After a sixth Men's Senior Football Championship title in a row for Dublin, there have been endless debate surrounding whether the GAA needs a new competition format.
Former Ireland basketball captain Timmy McCarthy, multisport Irish international Louise Galvin and sports commentator Dave McIntyre discussed the issue of the Gaelic Football Championship and the league on the Saturday Panel on Off The Ball.
The return to the old school, straight knockout format for the All-Ireland championship for 2020 divided opinions and made for a memorable run to the final in December.
McIntyre believed that it was a great one-off season, however he would like to see a return of the backdoor system when time allows.
“The fact that we were back to the old school knockout, there was something very special about that,” McIntyre said.
“There was obviously a very good reason that the GAA looked at the backdoor system. You don’t want teams training for nine months for one game.
“But ultimately, we ended up in the same place, and it did obviously trigger this debate to which there is probably not one solution, there are a whole multitude of factors will have to be played into any potential solution.
“People are worried about the way things are going with Dublin and the way the county system is being run overall.”
The GAA is open to innovation
For Galvin, 2020 proved that the GAA is open to explore new things, which can be further explored with a new format that expands the backdoor system.
“I am a fan of the backdoor system,” Galvin said. “I liked the concept of the Super 8s.
“What I am a fan of is trying things. I don’t think this idea of doing the same thing all the time because that is the way that it was always done; that is what I am not a fan of.”
She acknowledged the consternation caused by the introduction of the black card and the mark, however Galvin suggested that it showed a sense of innovation in the sport, which she likes.
“What I like is that we are trying to implement new rules to adapt to the game,” Galvin said.
“I think with the Super 8s, if Dublin are going to get beaten, and it has to happen at some point, it is not going to happen in Leinster I don’t think.
“So, if you are one of the other counties in Leinster, what hope have you got against Dublin if you draw them in the first round, second round, third round or fourth round?
“At least if you do have a backdoor system and you do meet a Dublin early days, you still get a bit of a run of trying to create some sort of level of achievement for that year.”

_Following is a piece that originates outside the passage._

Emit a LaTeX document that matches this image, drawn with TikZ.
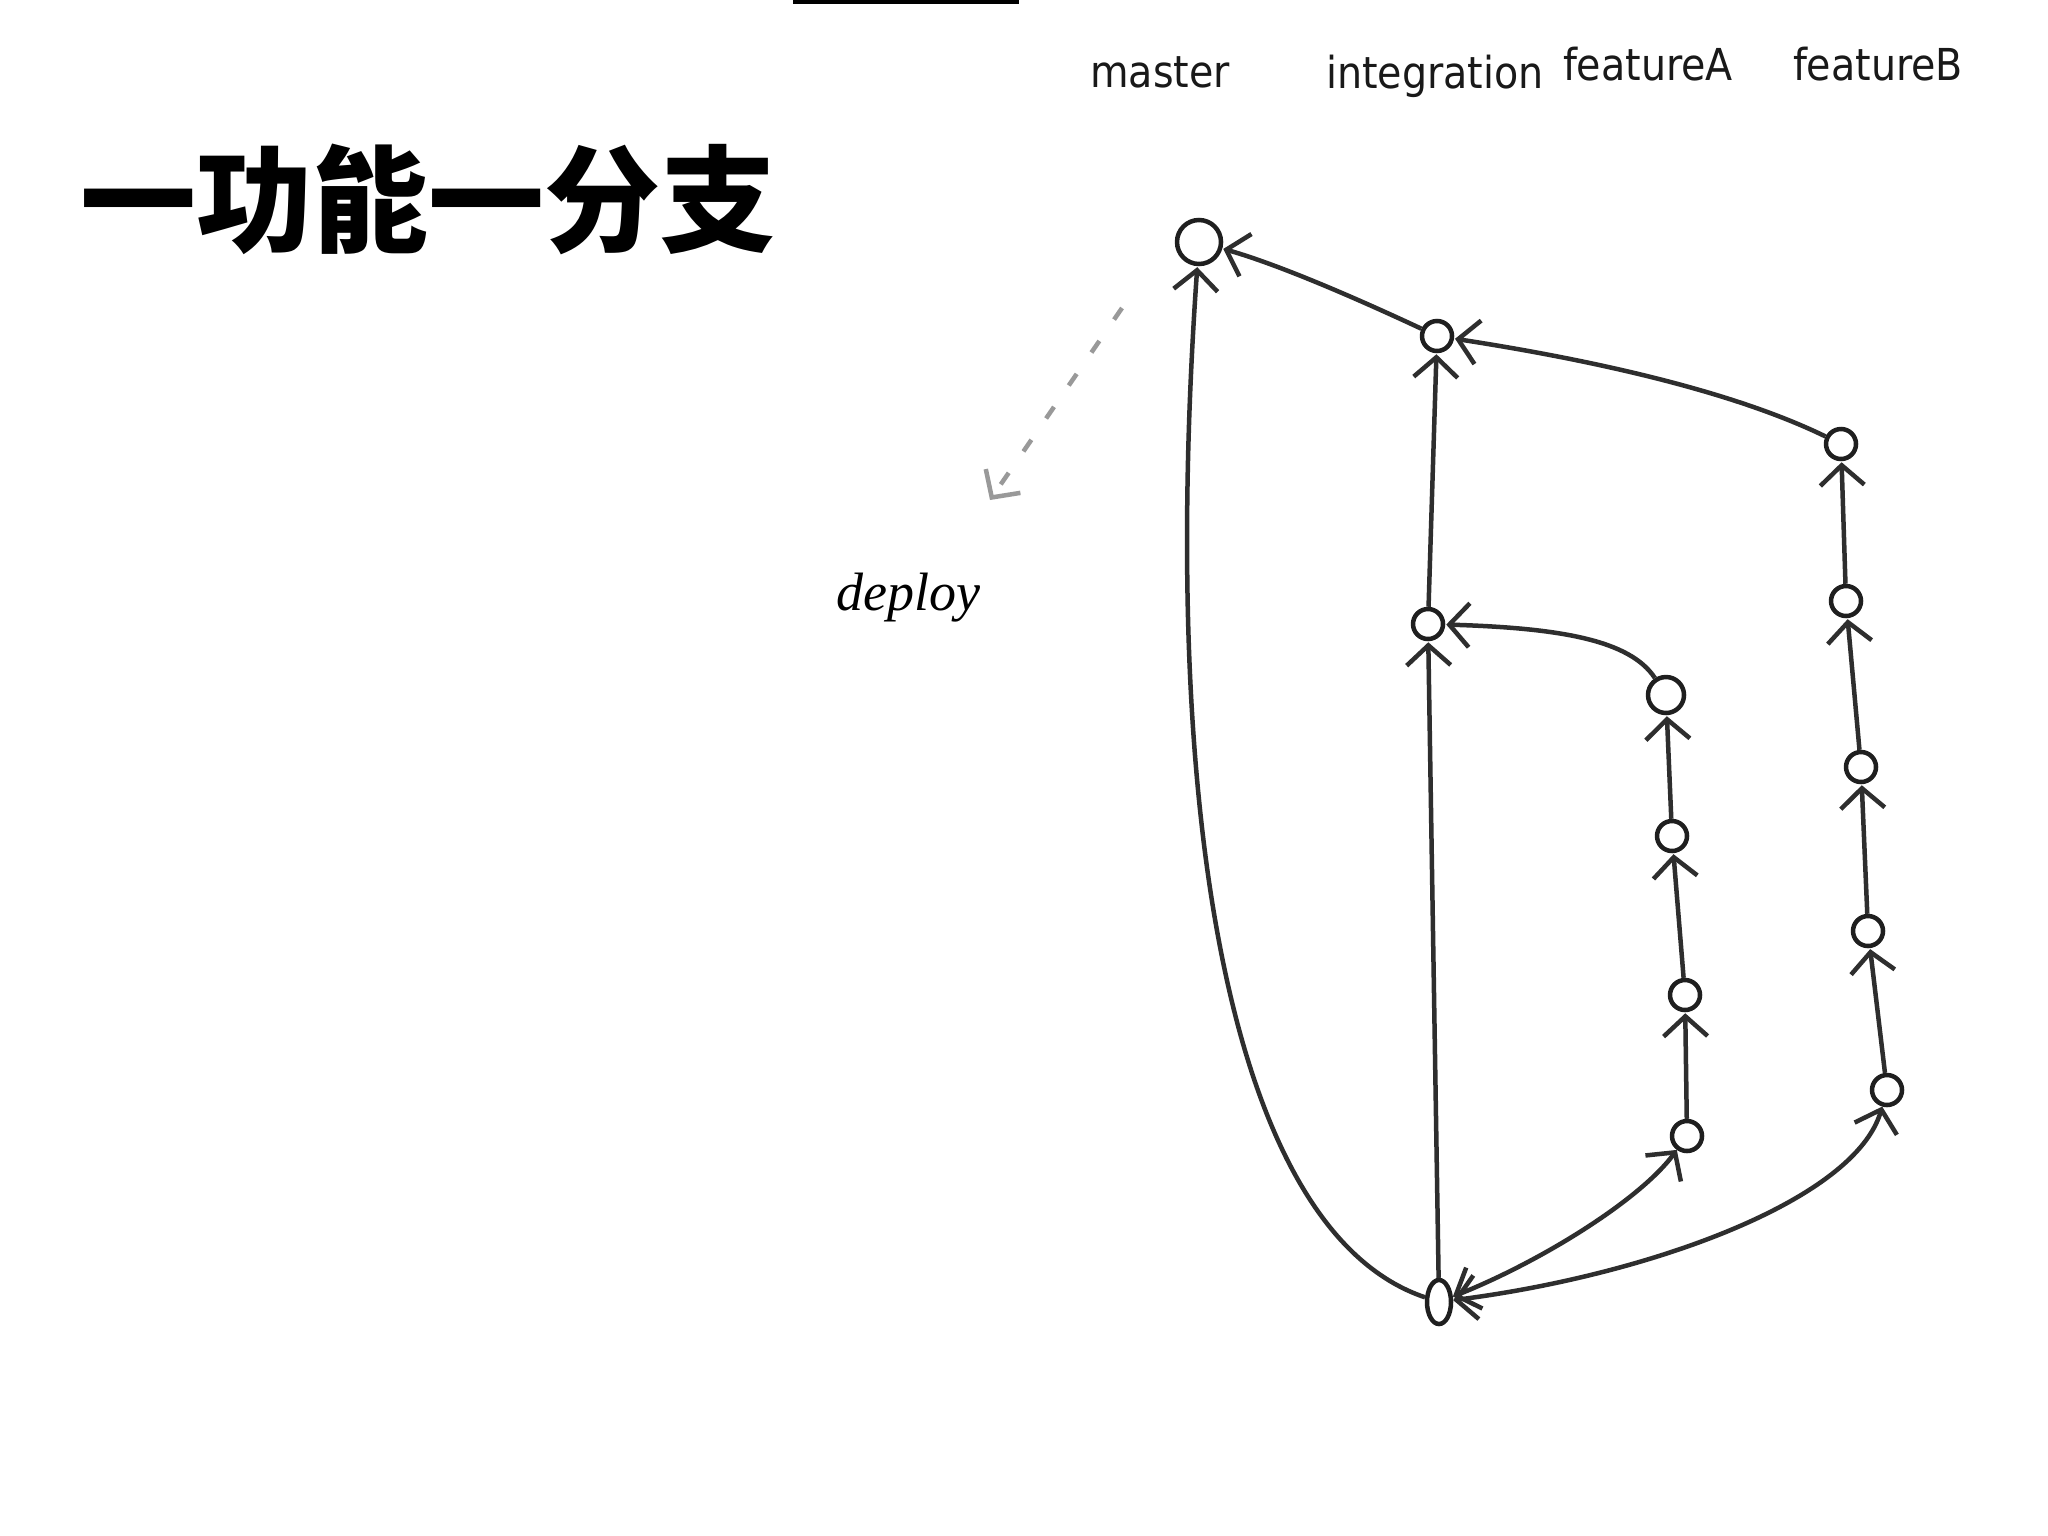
\documentclass[tikz,border=0pt]{standalone}
\usepackage{fontspec}
\setmainfont{DejaVu Sans}
\newfontfamily\cjk{Noto Sans CJK SC}
\newfontfamily\hand{DejaVu Sans Condensed}
\newfontfamily\cursive{Liberation Serif}
\usetikzlibrary{arrows.meta,shapes.geometric}
\begin{document}
\begin{tikzpicture}[x=1pt,y=-1pt,
  commit/.style={circle,draw=black!88,line width=4.5pt,fill=white,inner sep=0pt,minimum size=30pt},
  bigcommit/.style={commit,minimum size=44pt},
  rootcommit/.style={ellipse,draw=black!88,line width=4.5pt,fill=white,inner sep=0pt,minimum width=24pt,minimum height=44pt},
  barb/.tip={Straight Barb[length=20pt,width=44pt,line width=4.5pt]},
  edge/.style={draw=black!82,line width=4.5pt,-barb,shorten >=1pt},
  edgetwo/.style={draw=black!82,line width=4.5pt,barb-barb},
  branchlabel/.style={font=\hand\fontsize{44}{44}\selectfont,inner sep=0pt,text=black!90},
  deploystyle/.style={draw=black!40,line width=4.5pt,dash pattern=on 14pt off 26pt,-{Straight Barb[length=20pt,width=42pt,line width=4.5pt]}}
]
\useasboundingbox (0,0) rectangle (2048,1535);
\fill[white] (0,0) rectangle (2048,1535);

% top edge line
\draw[line width=5pt,black] (793,1) -- (1019,1);

% title
\node[font=\cjk\bfseries\fontsize{116}{116}\selectfont,inner sep=0pt] (title) at (428,199) {一功能一分支};

% branch labels
\node[branchlabel] (lmaster) at (1160,72) {master};
\node[branchlabel] (linteg) at (1435,76) {integration};
\node[branchlabel] (lfa) at (1648,64) {featureA};
\node[branchlabel] (lfb) at (1878,64) {featureB};
\node[font=\cursive\itshape\fontsize{54}{54}\selectfont,inner sep=0pt] (ldeploy) at (908,598) {deploy};

% commits
\node[bigcommit] (M1) at (1199,242) {};
\node[commit] (I3) at (1437,336) {};
\node[commit] (I2) at (1428,624) {};
\node[rootcommit] (B) at (1439,1302) {};
\node[commit,minimum size=36pt] (A4) at (1666,695) {};
\node[commit] (A3) at (1672,836) {};
\node[commit] (A2) at (1685,995) {};
\node[commit] (A1) at (1687,1136) {};
\node[commit] (B6) at (1841,444) {};
\node[commit] (B5) at (1846,601) {};
\node[commit] (B4) at (1861,767) {};
\node[commit] (B3) at (1868,931) {};
\node[commit] (B2) at (1887,1090) {};

% deploy arrow
\coordinate (dstart) at (1122,308);
\coordinate (dend) at (990,500);
\draw[deploystyle] (dstart) -- (dend);

% edges
\draw[edge] (B) .. controls (1225,1230) and (1160,800) .. (M1);
\draw[edge] (I3) .. controls (1360,300) and (1280,265) .. (M1);
\draw[edge] (I2) -- (I3);
\draw[edge] (B) -- (I2);
\draw[edge] (B6) .. controls (1720,385) and (1560,355) .. (I3);
\draw[edge] (A4) .. controls (1630,640) and (1560,628) .. (I2);
\draw[edge] (A1) -- (A2);
\draw[edge] (A2) -- (A3);
\draw[edge] (A3) -- (A4);
\draw[edge] (B2) -- (B3);
\draw[edge] (B3) -- (B4);
\draw[edge] (B4) -- (B5);
\draw[edge] (B5) -- (B6);
\draw[edgetwo] (B) .. controls (1540,1262) and (1640,1200) .. (A1);
\draw[edgetwo] (B) .. controls (1650,1275) and (1855,1200) .. (B2);
\end{tikzpicture}
\end{document}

She suggested that an exploration of a similar format to the one used by basketball in Ireland could be just the thing to improve the competitiveness of all counties.
“In basketball there is a cup and a league, and they are run pretty much simultaneously over the season,” Galvin said.
“The cup is massive, and it is usually played off in January. It is knockout, but you have a league running all year long so that teams are still able to [play some matches].
“Once you are knocked out of the cup, even though it is your championship, you still have a league for another three months.
“I think if you are playing a league early in the year, and then you are going into the knockout at the best time of the year weather wise
“When teams should be really hitting form, and then are knocked out at the first stage and are not playing again until they start training in November for league again, which is meant to be the second competition. I don’t think that is a good format.
“It certainly worked this year with COVID and the shortened timescale, but I think overall I am not necessarily a fan [of straight knockouts].”
Would a plate system work for the ‘weaker’ teams?
McCarthy agreed with Galvin, suggesting that the GAA could go further than simply running the league and championship concurrently.
“I loved the championship, I thought the knockouts were brilliant this year,” McCarthy said.
“But I do believe that we should try something. We have a league in GAA that is only used really to get ready for the championship, and that is the failing.
“The real failing here is that the reason we have backdoors is they are supposed to give the weaker teams a second chance, even though the backdoor has always favoured the strong teams who have been caught one day.
“I have always felt that we should make the league and championship seamless, where everybody plays in the league like your Super 8s, but it is over the entire season, and then the top teams get to the knockout.
“You could have the top two teams in each of the eight groups if you take 32 or 34 teams, playing in the league situations, and the top two go on to the knockout championship, which we will call the All-Ireland championship.
“The bottom two go on to a plate and they get a knockout situation there. So everyone gets plenty of games, everybody gets a chance to make sure that they get a chance of winning, and everybody gets a chance to play against all teams.”